J. P. Moreland and William Lane Craig capture this beautifully: “God’s nature is the ultimate ground of truth and moral order; His being defines what is real and what is right.” . Truth, then, is not a social construct or the consensus of human minds—it flows from the eternal Logos. The fact that some “did not believe” (v. 3) changes nothing about the reality of what God has spoken. Human unbelief only magnifies divine reliability.
Norman Geisler makes this same point: “To deny God’s truth does not make it untrue any more than denying the sun makes it dark.”. This is the logic of realism: truth is what corresponds to reality, not what conforms to opinion. When humanity rejects God’s revelation, it doesn’t nullify it—it exposes its own irrationality. Faithfulness, both logically and morally, belongs to God alone.
Alister McGrath notes that this faithfulness of God undergirds the rational credibility of Christian hope: “The constancy of God is the basis of both the coherence of the universe and the reliability of His promises.”. Without a faithful Creator, the very concept of truth collapses into flux. Paul’s reasoning defends not only theology but epistemology: if God were unfaithful, reason itself would lose its foundation.
C. S. Lewis draws out the existential dimension: “When you are arguing against Him you are arguing against the very power that makes you able to argue at all.”. Unbelief, then, is not a rational act but a rebellion of reason against its Source. It is the creature denying the ground of its own intelligibility. To reject God’s truth is to saw off the very branch on which human reason sits.
Michael Wilkins comments: “Paul affirms that divine justice and truth are not nullified by human sin but rather displayed in God’s unwavering righteousness.”. Even when men distort grace—claiming, “Let us do evil that good may come”—Paul condemns such reasoning as moral madness. God’s character cannot be manipulated by human sophistry; His judgment remains just because His nature is holy.

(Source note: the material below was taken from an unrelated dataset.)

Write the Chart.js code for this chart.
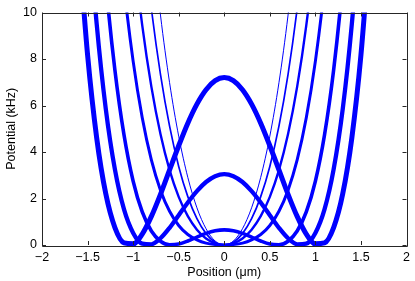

Romans 3:1–8 thus teaches that faithlessness cannot cancel faithfulness. The moral and rational stability of the cosmos rests upon the unchanging God who keeps His word. Whether in covenant with Israel or in Christ’s gospel to the nations, God’s promises remain true despite human corruption. His truth shines brightest against the dark backdrop of human deceit.
In an age where moral relativism and unbelief masquerade as intellectual humility, Paul calls us back to the bedrock of reality: God is true. Every philosophy, every ideology, every opinion must bend before His revelation. Our doubts may shift, our cultures may crumble, but God’s truth abides forever. The believer, anchored in this constancy, finds both peace for the heart and clarity for the mind.
Supporting Scriptures:
Numbers 23:19 | 2 Timothy 2:13 | Hebrews 6:17–18 | John 17:17
Reflection & Response
- How does God’s faithfulness strengthen my trust when human promises fail or when doubts arise?
- In what ways can I live today as a visible witness that “God is true,” even when the world mocks or disbelieves?
Sources
- Moreland & Craig, p. 119: “God’s nature is the ultimate ground of truth and moral order; His being defines what is real and what is right.”
- Geisler, p. 642: “To deny God’s truth does not make it untrue any more than denying the sun makes it dark.”
- McGrath, p. 94: “The constancy of God is the basis of both the coherence of the universe and the reliability of His promises.”
- Lewis, Mere Christianity, Book II, ch. 1: “When you are arguing against Him you are arguing against the very power that makes you able to argue at all.”
- Wilkins, p. 190: “Paul affirms that divine justice and truth are not nullified by human sin but rather displayed in God’s unwavering righteousness.”